An exact copy of all the data is required, with pictures left out.
>> START Supplied data
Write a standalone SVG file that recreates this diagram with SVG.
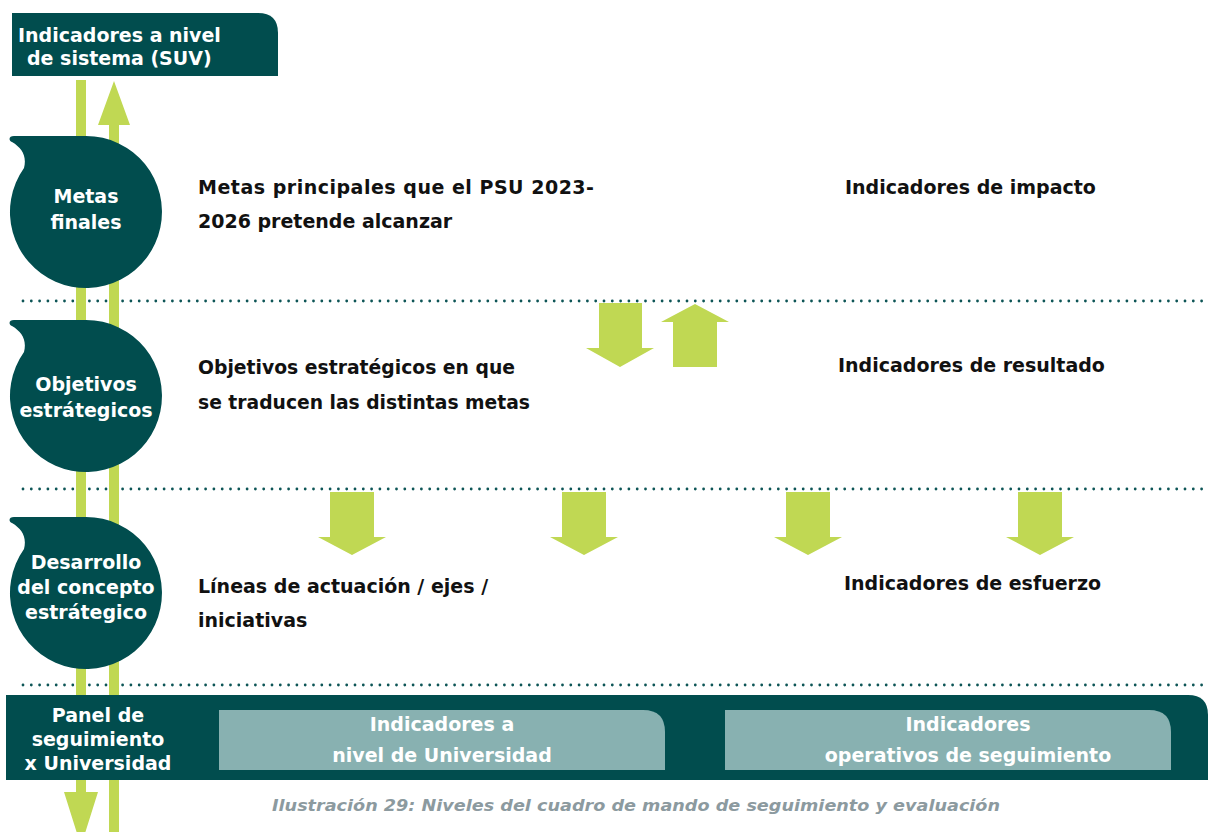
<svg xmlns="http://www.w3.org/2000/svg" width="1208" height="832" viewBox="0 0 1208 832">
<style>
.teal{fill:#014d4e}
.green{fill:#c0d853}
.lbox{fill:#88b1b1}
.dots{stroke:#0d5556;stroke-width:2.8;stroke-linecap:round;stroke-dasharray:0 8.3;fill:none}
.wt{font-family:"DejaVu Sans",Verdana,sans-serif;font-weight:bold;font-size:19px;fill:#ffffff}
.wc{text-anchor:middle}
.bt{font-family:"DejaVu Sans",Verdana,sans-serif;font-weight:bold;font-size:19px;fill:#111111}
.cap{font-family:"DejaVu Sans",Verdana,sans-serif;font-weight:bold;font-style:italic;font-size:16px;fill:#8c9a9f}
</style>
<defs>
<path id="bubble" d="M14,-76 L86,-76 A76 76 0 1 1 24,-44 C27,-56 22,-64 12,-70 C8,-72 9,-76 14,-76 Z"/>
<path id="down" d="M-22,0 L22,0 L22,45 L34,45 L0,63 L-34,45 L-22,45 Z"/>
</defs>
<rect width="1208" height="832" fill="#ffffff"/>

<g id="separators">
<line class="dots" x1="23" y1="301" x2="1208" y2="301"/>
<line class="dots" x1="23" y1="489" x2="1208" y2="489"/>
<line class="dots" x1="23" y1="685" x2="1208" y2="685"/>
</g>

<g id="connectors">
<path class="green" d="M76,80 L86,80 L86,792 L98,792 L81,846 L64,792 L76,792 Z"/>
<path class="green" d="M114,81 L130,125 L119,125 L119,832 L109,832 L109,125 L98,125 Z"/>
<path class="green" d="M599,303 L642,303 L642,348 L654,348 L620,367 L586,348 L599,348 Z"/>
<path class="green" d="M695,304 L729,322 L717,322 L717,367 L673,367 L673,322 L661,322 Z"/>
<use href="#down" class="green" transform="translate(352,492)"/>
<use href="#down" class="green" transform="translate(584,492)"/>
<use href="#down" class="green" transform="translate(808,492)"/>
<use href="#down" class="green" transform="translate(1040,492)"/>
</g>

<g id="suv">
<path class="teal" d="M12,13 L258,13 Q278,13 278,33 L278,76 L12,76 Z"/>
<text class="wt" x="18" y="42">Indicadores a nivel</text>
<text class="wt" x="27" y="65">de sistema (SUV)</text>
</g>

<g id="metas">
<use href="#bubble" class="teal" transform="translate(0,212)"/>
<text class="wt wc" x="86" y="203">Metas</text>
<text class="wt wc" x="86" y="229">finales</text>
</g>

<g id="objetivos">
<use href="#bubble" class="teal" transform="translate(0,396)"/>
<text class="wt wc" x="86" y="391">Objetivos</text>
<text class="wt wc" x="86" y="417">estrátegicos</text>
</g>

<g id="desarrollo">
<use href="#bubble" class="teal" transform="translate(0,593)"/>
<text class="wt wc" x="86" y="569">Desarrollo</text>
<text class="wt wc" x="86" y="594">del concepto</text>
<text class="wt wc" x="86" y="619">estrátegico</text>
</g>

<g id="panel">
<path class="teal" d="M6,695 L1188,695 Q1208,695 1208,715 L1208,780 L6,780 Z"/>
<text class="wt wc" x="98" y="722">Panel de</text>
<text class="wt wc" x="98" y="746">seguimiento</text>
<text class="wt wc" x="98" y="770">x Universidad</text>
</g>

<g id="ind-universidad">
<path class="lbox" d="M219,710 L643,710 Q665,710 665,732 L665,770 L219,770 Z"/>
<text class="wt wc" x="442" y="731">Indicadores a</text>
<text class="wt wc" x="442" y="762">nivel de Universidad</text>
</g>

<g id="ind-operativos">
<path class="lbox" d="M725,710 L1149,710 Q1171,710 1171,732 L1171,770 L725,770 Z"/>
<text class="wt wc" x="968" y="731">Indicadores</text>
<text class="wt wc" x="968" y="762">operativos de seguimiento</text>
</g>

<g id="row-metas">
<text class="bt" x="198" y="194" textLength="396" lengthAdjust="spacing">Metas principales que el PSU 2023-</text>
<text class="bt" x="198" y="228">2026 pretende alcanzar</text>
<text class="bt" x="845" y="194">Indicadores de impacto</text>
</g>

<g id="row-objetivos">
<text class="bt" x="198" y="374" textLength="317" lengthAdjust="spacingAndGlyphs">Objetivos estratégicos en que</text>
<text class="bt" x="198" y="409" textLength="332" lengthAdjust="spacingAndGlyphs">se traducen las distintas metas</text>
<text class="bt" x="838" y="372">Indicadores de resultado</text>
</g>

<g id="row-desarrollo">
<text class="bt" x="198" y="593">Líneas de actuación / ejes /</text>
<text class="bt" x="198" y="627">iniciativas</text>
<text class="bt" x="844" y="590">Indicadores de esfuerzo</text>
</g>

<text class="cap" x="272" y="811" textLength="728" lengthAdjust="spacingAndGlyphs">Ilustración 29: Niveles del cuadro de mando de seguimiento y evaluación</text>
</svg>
>> END Supplied data
Complete answer >>
Write a standalone SVG file that recreates this diagram with SVG.
<svg xmlns="http://www.w3.org/2000/svg" width="1208" height="832" viewBox="0 0 1208 832">
<style>
.teal{fill:#014d4e}
.green{fill:#c0d853}
.lbox{fill:#88b1b1}
.dots{stroke:#0d5556;stroke-width:2.8;stroke-linecap:round;stroke-dasharray:0 8.3;fill:none}
.wt{font-family:"DejaVu Sans",Verdana,sans-serif;font-weight:bold;font-size:19px;fill:#ffffff}
.wc{text-anchor:middle}
.bt{font-family:"DejaVu Sans",Verdana,sans-serif;font-weight:bold;font-size:19px;fill:#111111}
.cap{font-family:"DejaVu Sans",Verdana,sans-serif;font-weight:bold;font-style:italic;font-size:16px;fill:#8c9a9f}
</style>
<defs>
<path id="bubble" d="M14,-76 L86,-76 A76 76 0 1 1 24,-44 C27,-56 22,-64 12,-70 C8,-72 9,-76 14,-76 Z"/>
<path id="down" d="M-22,0 L22,0 L22,45 L34,45 L0,63 L-34,45 L-22,45 Z"/>
</defs>
<rect width="1208" height="832" fill="#ffffff"/>

<g id="separators">
<line class="dots" x1="23" y1="301" x2="1208" y2="301"/>
<line class="dots" x1="23" y1="489" x2="1208" y2="489"/>
<line class="dots" x1="23" y1="685" x2="1208" y2="685"/>
</g>

<g id="connectors">
<path class="green" d="M76,80 L86,80 L86,792 L98,792 L81,846 L64,792 L76,792 Z"/>
<path class="green" d="M114,81 L130,125 L119,125 L119,832 L109,832 L109,125 L98,125 Z"/>
<path class="green" d="M599,303 L642,303 L642,348 L654,348 L620,367 L586,348 L599,348 Z"/>
<path class="green" d="M695,304 L729,322 L717,322 L717,367 L673,367 L673,322 L661,322 Z"/>
<use href="#down" class="green" transform="translate(352,492)"/>
<use href="#down" class="green" transform="translate(584,492)"/>
<use href="#down" class="green" transform="translate(808,492)"/>
<use href="#down" class="green" transform="translate(1040,492)"/>
</g>

<g id="suv">
<path class="teal" d="M12,13 L258,13 Q278,13 278,33 L278,76 L12,76 Z"/>
<text class="wt" x="18" y="42">Indicadores a nivel</text>
<text class="wt" x="27" y="65">de sistema (SUV)</text>
</g>

<g id="metas">
<use href="#bubble" class="teal" transform="translate(0,212)"/>
<text class="wt wc" x="86" y="203">Metas</text>
<text class="wt wc" x="86" y="229">finales</text>
</g>

<g id="objetivos">
<use href="#bubble" class="teal" transform="translate(0,396)"/>
<text class="wt wc" x="86" y="391">Objetivos</text>
<text class="wt wc" x="86" y="417">estrátegicos</text>
</g>

<g id="desarrollo">
<use href="#bubble" class="teal" transform="translate(0,593)"/>
<text class="wt wc" x="86" y="569">Desarrollo</text>
<text class="wt wc" x="86" y="594">del concepto</text>
<text class="wt wc" x="86" y="619">estrátegico</text>
</g>

<g id="panel">
<path class="teal" d="M6,695 L1188,695 Q1208,695 1208,715 L1208,780 L6,780 Z"/>
<text class="wt wc" x="98" y="722">Panel de</text>
<text class="wt wc" x="98" y="746">seguimiento</text>
<text class="wt wc" x="98" y="770">x Universidad</text>
</g>

<g id="ind-universidad">
<path class="lbox" d="M219,710 L643,710 Q665,710 665,732 L665,770 L219,770 Z"/>
<text class="wt wc" x="442" y="731">Indicadores a</text>
<text class="wt wc" x="442" y="762">nivel de Universidad</text>
</g>

<g id="ind-operativos">
<path class="lbox" d="M725,710 L1149,710 Q1171,710 1171,732 L1171,770 L725,770 Z"/>
<text class="wt wc" x="968" y="731">Indicadores</text>
<text class="wt wc" x="968" y="762">operativos de seguimiento</text>
</g>

<g id="row-metas">
<text class="bt" x="198" y="194" textLength="396" lengthAdjust="spacing">Metas principales que el PSU 2023-</text>
<text class="bt" x="198" y="228">2026 pretende alcanzar</text>
<text class="bt" x="845" y="194">Indicadores de impacto</text>
</g>

<g id="row-objetivos">
<text class="bt" x="198" y="374" textLength="317" lengthAdjust="spacingAndGlyphs">Objetivos estratégicos en que</text>
<text class="bt" x="198" y="409" textLength="332" lengthAdjust="spacingAndGlyphs">se traducen las distintas metas</text>
<text class="bt" x="838" y="372">Indicadores de resultado</text>
</g>

<g id="row-desarrollo">
<text class="bt" x="198" y="593">Líneas de actuación / ejes /</text>
<text class="bt" x="198" y="627">iniciativas</text>
<text class="bt" x="844" y="590">Indicadores de esfuerzo</text>
</g>

<text class="cap" x="272" y="811" textLength="728" lengthAdjust="spacingAndGlyphs">Ilustración 29: Niveles del cuadro de mando de seguimiento y evaluación</text>
</svg>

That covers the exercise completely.